== TASK DESCRIPTION ==
Every line of the material is to be quoted verbatim, minus the pictures.

== Charts and diagrams as code ==
====

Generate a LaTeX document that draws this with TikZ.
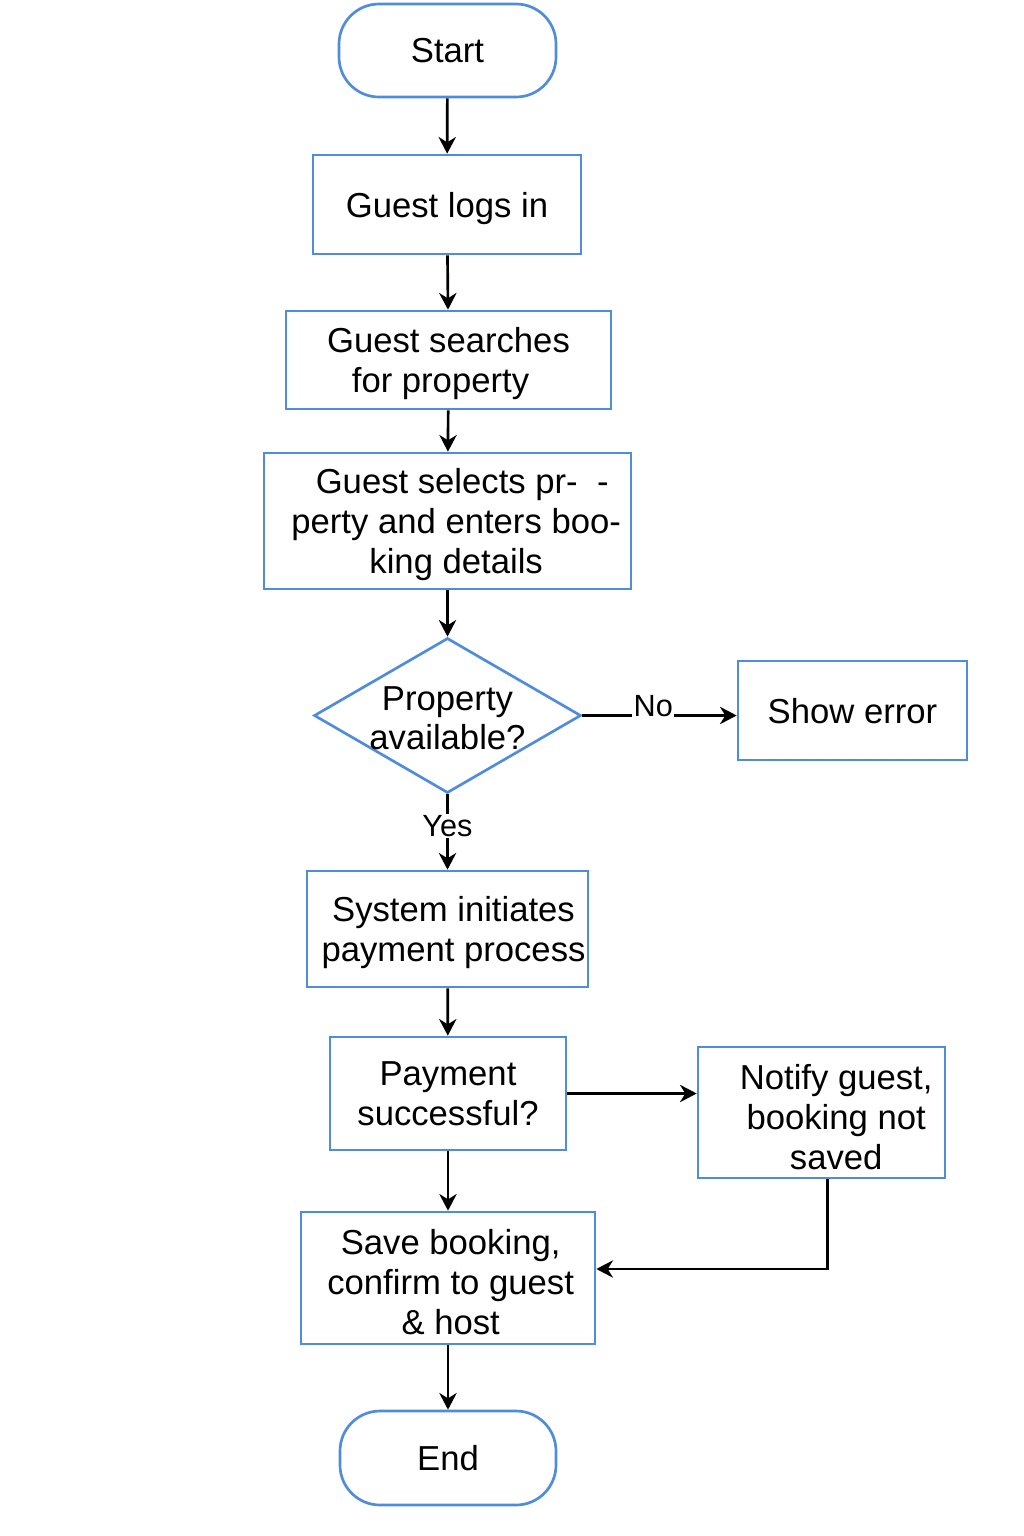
\documentclass[tikz,border=0pt]{standalone}
\usepackage{fontspec}
\setmainfont{Liberation Sans}
\usetikzlibrary{shapes.geometric,arrows.meta,calc}
\definecolor{bblue}{RGB}{80,140,220}
\begin{document}
\begin{tikzpicture}[x=0.75pt,y=-0.75pt,
  box/.style={draw=bblue,line width=2pt,fill=white,align=center,inner sep=2pt,text depth=0pt,font=\fontsize{26}{30}\selectfont},
  term/.style={box,rounded corners=30pt},
  txt/.style={align=center,inner sep=0pt,font=\fontsize{26}{29}\selectfont},
  arr/.style={draw=black,line width=2pt,-{Stealth[length=12.5pt,width=13pt,inset=4pt]}},
  lbl/.style={font=\fontsize{23}{26}\selectfont,fill=white,inner sep=1pt}]
\useasboundingbox[fill=white] (0,0) rectangle (1024,1536);

\node[term,minimum width=162.75pt,minimum height=69.75pt] (start) at (447.5,50.5) {Start};
\node[box,minimum width=201pt,minimum height=74.25pt] (login) at (447,204.5) {Guest logs in};
\node[box,minimum width=243.75pt,minimum height=73.5pt] (search) at (448.5,360) {Guest searches\\for property\hspace*{12pt}};
\node[box,minimum width=275.25pt,minimum height=102pt] (select) at (447.5,521) {\hspace*{22pt}Guest selects pr-\ \ -\\\hspace*{13pt}perty and enters boo-\\\hspace*{13pt}king details};
\node[draw=bblue,line width=2pt,fill=white,diamond,minimum width=200.25pt,minimum height=116.25pt,inner sep=0pt] (dia) at (447.5,715.5) {};
\node[txt] (dialbl) at (447.5,718) {Property\\available?};
\node[box,minimum width=171.75pt,minimum height=74.25pt] (err) at (852.5,710.5) {Show error};
\node[box,minimum width=210.75pt,minimum height=87pt] (sys) at (447.5,929) {\hspace*{9pt}System initiates\\\hspace*{9pt}payment process};
\node[box,minimum width=177pt,minimum height=84.75pt] (pay) at (448,1093.5) {Payment\\successful?};
\node[box,minimum width=185.25pt,minimum height=98.25pt] (ntf) at (821.5,1112.5) {\rule{0pt}{25pt}\hspace*{22pt}Notify guest,\\\hspace*{22pt}booking not\\\hspace*{22pt}saved};
\node[box,minimum width=220.5pt,minimum height=99pt] (save) at (448,1278) {\rule{0pt}{25pt}\hspace*{4pt}Save booking,\\\hspace*{4pt}confirm to guest\\\hspace*{4pt}\& host};
\node[term,minimum width=162pt,minimum height=70.5pt] (end) at (448,1458) {End};

\draw[arr] (start) -- (login);
\draw[arr] (login) -- (search);
\draw[arr] (search) -- (select);
\draw[arr] (select) -- (dia);
\draw[arr] (dia.east) -- node[lbl,pos=0.46,yshift=7pt]{No} (dia.east -| err.west);
\draw[arr] (dia.south) -- node[lbl,pos=0.42]{Yes} (sys.north);
\draw[arr] (sys) -- (pay);
\draw[arr] (pay.east) -- (pay.east -| ntf.west);
\draw[arr] (pay) -- (save);
\draw[arr] ([xshift=4.5pt]ntf.south) |- ([yshift=6.75pt]save.east);
\draw[arr] (save) -- (end);
\end{tikzpicture}
\end{document}
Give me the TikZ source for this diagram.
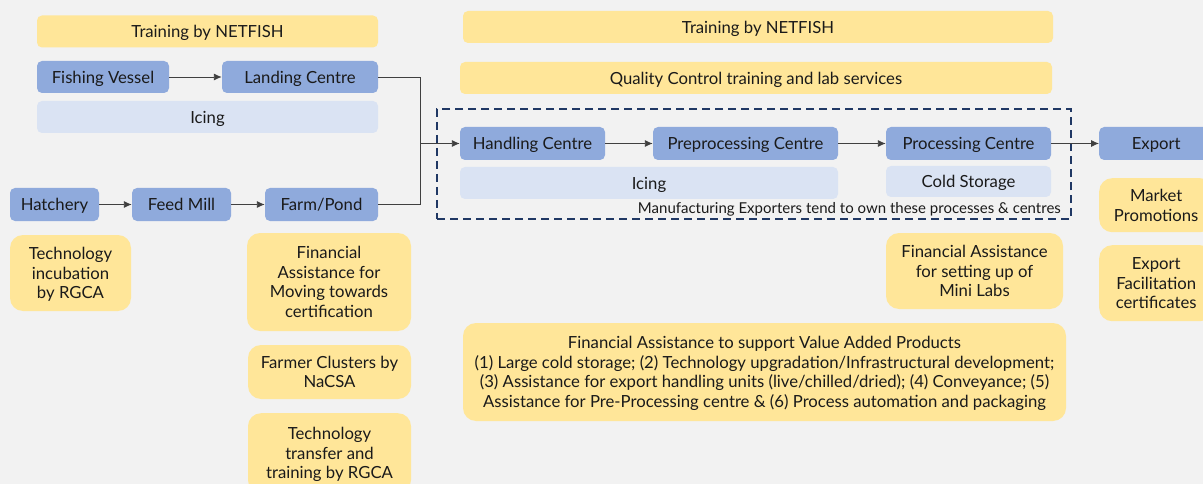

====

== EXERCISE OUTPUT ==
Generate a LaTeX document that draws this with TikZ.
\documentclass[tikz,border=0pt]{standalone}
\usepackage{fontspec}
\setmainfont{Liberation Sans}
\usetikzlibrary{shapes.geometric,arrows.meta,calc}
\definecolor{bblue}{RGB}{80,140,220}
\begin{document}
\begin{tikzpicture}[x=0.75pt,y=-0.75pt,
  box/.style={draw=bblue,line width=2pt,fill=white,align=center,inner sep=2pt,text depth=0pt,font=\fontsize{26}{30}\selectfont},
  term/.style={box,rounded corners=30pt},
  txt/.style={align=center,inner sep=0pt,font=\fontsize{26}{29}\selectfont},
  arr/.style={draw=black,line width=2pt,-{Stealth[length=12.5pt,width=13pt,inset=4pt]}},
  lbl/.style={font=\fontsize{23}{26}\selectfont,fill=white,inner sep=1pt}]
\useasboundingbox[fill=white] (0,0) rectangle (1024,1536);

\node[term,minimum width=162.75pt,minimum height=69.75pt] (start) at (447.5,50.5) {Start};
\node[box,minimum width=201pt,minimum height=74.25pt] (login) at (447,204.5) {Guest logs in};
\node[box,minimum width=243.75pt,minimum height=73.5pt] (search) at (448.5,360) {Guest searches\\for property\hspace*{12pt}};
\node[box,minimum width=275.25pt,minimum height=102pt] (select) at (447.5,521) {\hspace*{22pt}Guest selects pr-\ \ -\\\hspace*{13pt}perty and enters boo-\\\hspace*{13pt}king details};
\node[draw=bblue,line width=2pt,fill=white,diamond,minimum width=200.25pt,minimum height=116.25pt,inner sep=0pt] (dia) at (447.5,715.5) {};
\node[txt] (dialbl) at (447.5,718) {Property\\available?};
\node[box,minimum width=171.75pt,minimum height=74.25pt] (err) at (852.5,710.5) {Show error};
\node[box,minimum width=210.75pt,minimum height=87pt] (sys) at (447.5,929) {\hspace*{9pt}System initiates\\\hspace*{9pt}payment process};
\node[box,minimum width=177pt,minimum height=84.75pt] (pay) at (448,1093.5) {Payment\\successful?};
\node[box,minimum width=185.25pt,minimum height=98.25pt] (ntf) at (821.5,1112.5) {\rule{0pt}{25pt}\hspace*{22pt}Notify guest,\\\hspace*{22pt}booking not\\\hspace*{22pt}saved};
\node[box,minimum width=220.5pt,minimum height=99pt] (save) at (448,1278) {\rule{0pt}{25pt}\hspace*{4pt}Save booking,\\\hspace*{4pt}confirm to guest\\\hspace*{4pt}\& host};
\node[term,minimum width=162pt,minimum height=70.5pt] (end) at (448,1458) {End};

\draw[arr] (start) -- (login);
\draw[arr] (login) -- (search);
\draw[arr] (search) -- (select);
\draw[arr] (select) -- (dia);
\draw[arr] (dia.east) -- node[lbl,pos=0.46,yshift=7pt]{No} (dia.east -| err.west);
\draw[arr] (dia.south) -- node[lbl,pos=0.42]{Yes} (sys.north);
\draw[arr] (sys) -- (pay);
\draw[arr] (pay.east) -- (pay.east -| ntf.west);
\draw[arr] (pay) -- (save);
\draw[arr] ([xshift=4.5pt]ntf.south) |- ([yshift=6.75pt]save.east);
\draw[arr] (save) -- (end);
\end{tikzpicture}
\end{document}
Give me the TikZ source for this diagram.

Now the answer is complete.